L’epatite C è una delle malattie virali più gravi che possano colpire il fegato. Negli ultimi tempi, attraverso studi dedicati, gli scienziati hanno cercato di mettere il punto sulla ricerca di un principio attivo in grado di approcciarsi alle infezioni croniche per le quali i medicinali tradizionali non sortivano più effetto. Il telaprevir non solo ha confermato la sua efficacia in diversi studi, ma ha dimostrato di essere efficace anche in casi di cirrosi epatica da HCV.
L’annuncio è stato dato nel corso del recente meeting annuale dell’American Association for the Study of Liver Disease (AASLD), nel quale i responsabili degli studi attualmente in corso hanno dimostrato l’effetto positivo di questa molecola sui pazienti per i quali non vi era pià sbocco terapeutico.
Ancora una volta ad essere risultato efficace è stata la combinazione tra il telaprevir, l’interferone pegliato e la ribavirina: il mix ha portato ad una percentuale di guarigione del 47% della cirrosi da epatite c nei pazienti di genotipo 1. Parliamo di una percentuale importante anche se non paragonata al 10% di guarigioni derivanti dall’utilizzo dell’interferone e della ribavirina.
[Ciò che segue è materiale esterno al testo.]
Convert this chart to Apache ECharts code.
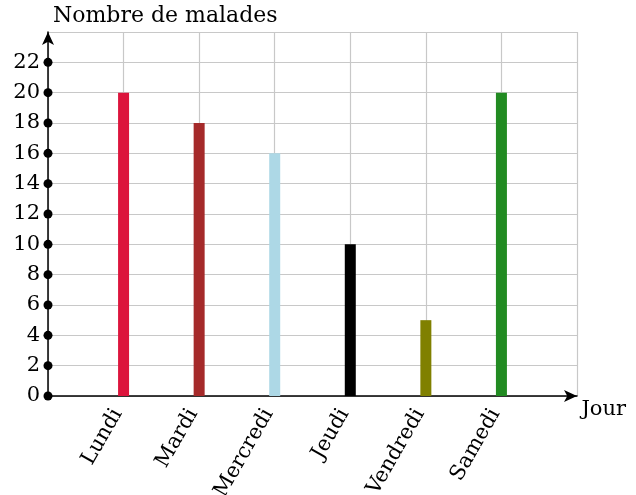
<!DOCTYPE html>
<html><head><meta charset="utf-8">
<script src="https://cdn.jsdelivr.net/npm/echarts@6/dist/echarts.min.js"></script>
<style>html,body{margin:0;padding:0;background:#fff}#c{width:636px;height:495px}</style>
</head><body><div id="c"></div>
<script>
const days = ['Lundi','Mardi','Mercredi','Jeudi','Vendredi','Samedi'];
const patients = [20, 18, 16, 10, 5, 20];
const barColors = ['#DC143C','#A52A2A','#ADD8E6','#000000','#808000','#228B22'];
const yTicks = [0,2,4,6,8,10,12,14,16,18,20,22];
const yTitle = 'Nombre de malades';
const xTitle = 'Jour';

const font = 'DejaVu Serif';
const chart = echarts.init(document.getElementById('c'));
chart.setOption({
  animation: false,
  grid: {left: 48, top: 32, right: 59, bottom: 99, containLabel: false, outerBoundsMode: 'none'},
  xAxis: {
    type: 'value', min: 0, max: 7, interval: 1,
    name: xTitle, nameLocation: 'end', nameGap: 4,
    nameTextStyle: {fontFamily: font, fontSize: 21, color: '#000', align: 'left', verticalAlign: 'top', padding: [3,0,0,0]},
    axisLine: {show: true, lineStyle: {color: '#000', width: 1.5}, symbol: ['none','arrow'], symbolSize: [9,13]},
    axisTick: {show: false},
    splitLine: {show: true, lineStyle: {color: '#c8c8c8', width: 1.2}},
    axisLabel: {rotate: 60, margin: 4, padding: [0,12,0,0], fontFamily: font, fontSize: 21, color: '#000',
      formatter: v => days[v-1] || ''}
  },
  yAxis: {
    type: 'value', min: 0, max: 24, interval: 2,
    name: yTitle, nameLocation: 'end', nameGap: 5,
    nameTextStyle: {fontFamily: font, fontSize: 22, color: '#000', align: 'left', padding: [0,0,0,5]},
    axisLine: {show: true, lineStyle: {color: '#000', width: 1.5}, symbol: ['none','arrow'], symbolSize: [9,13]},
    axisTick: {show: false},
    splitLine: {show: true, lineStyle: {color: '#c8c8c8', width: 1.2}},
    axisLabel: {margin: 8, fontFamily: font, fontSize: 21, color: '#000',
      formatter: v => yTicks.includes(v) ? String(v) : ''}
  },
  series: [
    {
      type: 'bar', barWidth: 11,
      data: patients.map((v,i) => ({value: [i+1, v], itemStyle: {color: barColors[i]}}))
    },
    {
      type: 'scatter', symbol: 'circle', symbolSize: 9, clip: false, z: 5,
      itemStyle: {color: '#000', opacity: 1},
      data: yTicks.map(t => [0, t])
    }
  ]
});
</script></body></html>
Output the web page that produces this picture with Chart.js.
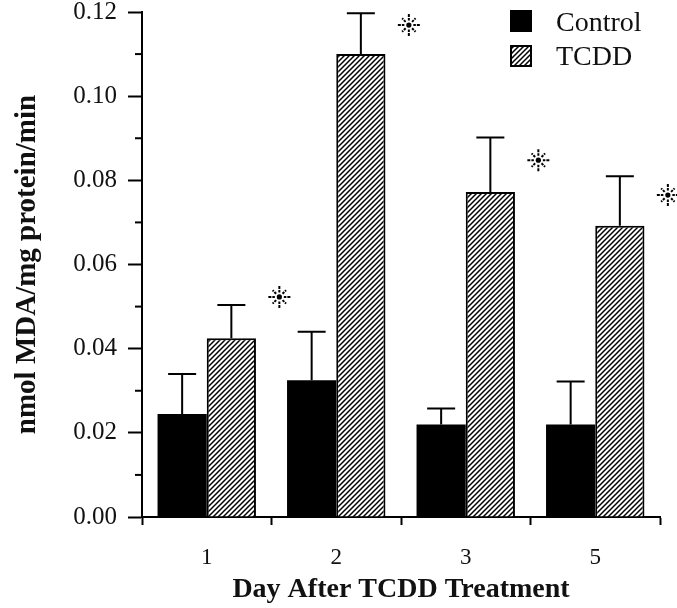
<!DOCTYPE html>
<html>
<head>
<meta charset="utf-8">
<script src="https://cdn.jsdelivr.net/npm/chart.js@4.4.1/dist/chart.umd.min.js"></script>
<style>
  html, body { margin: 0; padding: 0; background: #fff; }
  #wrap { width: 677px; height: 608px; }
</style>
</head>
<body>
<div id="wrap"><canvas id="grafico"></canvas></div>
<script>
// dados
var dias = ["1", "2", "3", "5"];
var controle = [0.0245, 0.0325, 0.0220, 0.0220];
var controleErro = [0.0095, 0.0115, 0.0038, 0.0102];
var tcdd = [0.0425, 0.1100, 0.0772, 0.0692];
var tcddErro = [0.0079, 0.0097, 0.0130, 0.0118];
// altura (em valor) dos asteriscos de significancia
var asteriscos = [0.0523, 0.1169, 0.0848, 0.0765];
var ticksY = [0, 0.02, 0.04, 0.06, 0.08, 0.10, 0.12];

var serif = "'Liberation Serif', 'Times New Roman', serif";

// hachura diagonal usada no TCDD
function criarHachura() {
    var s = 5;
    var c = document.createElement("canvas");
    c.width = s; c.height = s;
    var g = c.getContext("2d");
    g.fillStyle = "#fff";
    g.fillRect(0, 0, s, s);
    g.strokeStyle = "#000";
    g.lineWidth = 1.5;
    g.beginPath();
    g.moveTo(0, s); g.lineTo(s, 0);
    g.moveTo(-1, 1); g.lineTo(1, -1);
    g.moveTo(s - 1, s + 1); g.lineTo(s + 1, s - 1);
    g.stroke();
    return g.createPattern(c, "repeat");
}

var hachura = criarHachura();

function desenharAsterisco(ctx, cx, cy) {
    ctx.beginPath();
    ctx.arc(cx, cy, 2.6, 0, Math.PI * 2);
    ctx.fill();
    ctx.beginPath();
    for (var k = 0; k < 8; k++) {
        var a = k * Math.PI / 4;
        var r2 = (k % 2 === 0) ? 11 : 9.5;
        var cs = Math.cos(a), sn = Math.sin(a);
        ctx.moveTo(cx + cs * 4.5, cy + sn * 4.5);
        ctx.lineTo(cx + cs * 7, cy + sn * 7);
        ctx.moveTo(cx + cs * 8, cy + sn * 8);
        ctx.lineTo(cx + cs * r2, cy + sn * r2);
    }
    ctx.stroke();
}

var extras = {
    id: "extras",
    afterDatasetsDraw: function (chart) {
        var ctx = chart.ctx;
        var y = chart.scales.y;
        ctx.save();
        ctx.strokeStyle = "#000";
        ctx.fillStyle = "#000";
        ctx.lineWidth = 2;

        // barras de erro (so para cima)
        [[0, controle, controleErro], [1, tcdd, tcddErro]].forEach(function (d) {
            chart.getDatasetMeta(d[0]).data.forEach(function (bar, i) {
                var topo = y.getPixelForValue(d[1][i] + d[2][i]);
                ctx.beginPath();
                ctx.moveTo(bar.x, bar.y);
                ctx.lineTo(bar.x, topo);
                ctx.moveTo(bar.x - 14, topo);
                ctx.lineTo(bar.x + 14, topo);
                ctx.stroke();
            });
        });

        // ticks menores do eixo y
        for (var i = 0; i < ticksY.length - 1; i++) {
            var py = y.getPixelForValue((ticksY[i] + ticksY[i + 1]) / 2);
            ctx.beginPath();
            ctx.moveTo(chart.chartArea.left - 7, py);
            ctx.lineTo(chart.chartArea.left, py);
            ctx.stroke();
        }

        // asteriscos
        ctx.lineWidth = 2;
        chart.getDatasetMeta(1).data.forEach(function (bar, i) {
            desenharAsterisco(ctx, bar.x + 48, y.getPixelForValue(asteriscos[i]));
        });

        // legenda
        ctx.fillStyle = "#000";
        ctx.fillRect(510, 10, 22, 22);
        ctx.fillStyle = hachura;
        ctx.fillRect(510, 45, 22, 22);
        ctx.lineWidth = 2;
        ctx.strokeRect(511, 46, 20, 20);
        ctx.fillStyle = "#111";
        ctx.font = "28px " + serif;
        ctx.textBaseline = "alphabetic";
        ctx.fillText("Control", 556, 31);
        ctx.fillText("TCDD", 556, 65);
        ctx.restore();
    }
};

var ctx = document.getElementById("grafico");

new Chart(ctx, {
    type: "bar",
    data: {
        labels: dias,
        datasets: [
            {
                label: "Control",
                data: controle,
                backgroundColor: "#000",
                borderColor: "#000",
                borderWidth: 0
            },
            {
                label: "TCDD",
                data: tcdd,
                backgroundColor: hachura,
                borderColor: "#000",
                borderWidth: 2
            }
        ]
    },
    options: {
        responsive: true,
        maintainAspectRatio: false,
        animation: false,
        layout: { padding: { top: 12, right: 17, bottom: 0, left: 0 } },
        datasets: { bar: { categoryPercentage: 0.76, barPercentage: 1.0 } },
        plugins: {
            legend: { display: false },
            tooltip: { enabled: false }
        },
        scales: {
            x: {
                offset: true,
                afterFit: function (s) { s.height = 91; s.paddingLeft = 0; s.paddingRight = 0; },
                border: { color: "#000", width: 2 },
                grid: {
                    offset: true,
                    drawOnChartArea: false,
                    tickLength: 8,
                    tickColor: "#000",
                    tickWidth: 2
                },
                ticks: {
                    color: "#111",
                    padding: 19,
                    font: { family: serif, size: 23 }
                },
                title: {
                    display: true,
                    text: "Day After TCDD Treatment",
                    color: "#111",
                    padding: { top: 0, bottom: 1 },
                    font: { family: serif, size: 28, weight: "bold" }
                }
            },
            y: {
                min: 0,
                max: 0.12,
                afterFit: function (s) { s.width = 142; s.paddingTop = 0; s.paddingBottom = 0; },
                border: { color: "#000", width: 2 },
                grid: {
                    drawOnChartArea: false,
                    tickLength: 14,
                    tickColor: "#000",
                    tickWidth: 2
                },
                afterBuildTicks: function (s) {
                    s.ticks = ticksY.map(function (v) { return { value: v }; });
                },
                ticks: {
                    color: "#111",
                    padding: 11,
                    font: { family: serif, size: 25 },
                    callback: function (v) { return Number(v).toFixed(2); }
                },
                title: {
                    display: true,
                    text: "nmol MDA/mg protein/min",
                    color: "#111",
                    padding: { top: 10, bottom: 0 },
                    font: { family: serif, size: 29, weight: "bold" }
                }
            }
        }
    },
    plugins: [extras]
});
</script>
</body>
</html>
Dobbiamo ricordare infatti che l’HCV nella maggior parte dei casi è una malattia epatica grave, ma curabile. Il problema sorge quando, non adeguatamente trattata sul lungo termine, si scatenano delle conseguenze come la cirrosi, in grado di causare l’insufficienza epatica: una patologia che può risultare fatale per l’organismo. Come spiega il prof. Stanislas Pol, capo della sperimentazione relativa al telaprevir:
Nell’anno in corso abbiamo assistito a progressi significativi nel trattamento dell’infezione da HCV grazie alla disponibilità di antivirali ad azione diretta (DAAs), incluso telaprevir. Si tratta di novità ancor più importanti per quei pazienti che hanno vissuto gli effetti gravi della malattia, come ad esempio la cirrosi epatica. Lo studio dimostra che telaprevir ha mantenuto un’efficacia superiore al trattamento con i soli interferone pegilato e ribavirina anche in un gruppo di pazienti, cirrotici, tipicamente più difficili da trattare.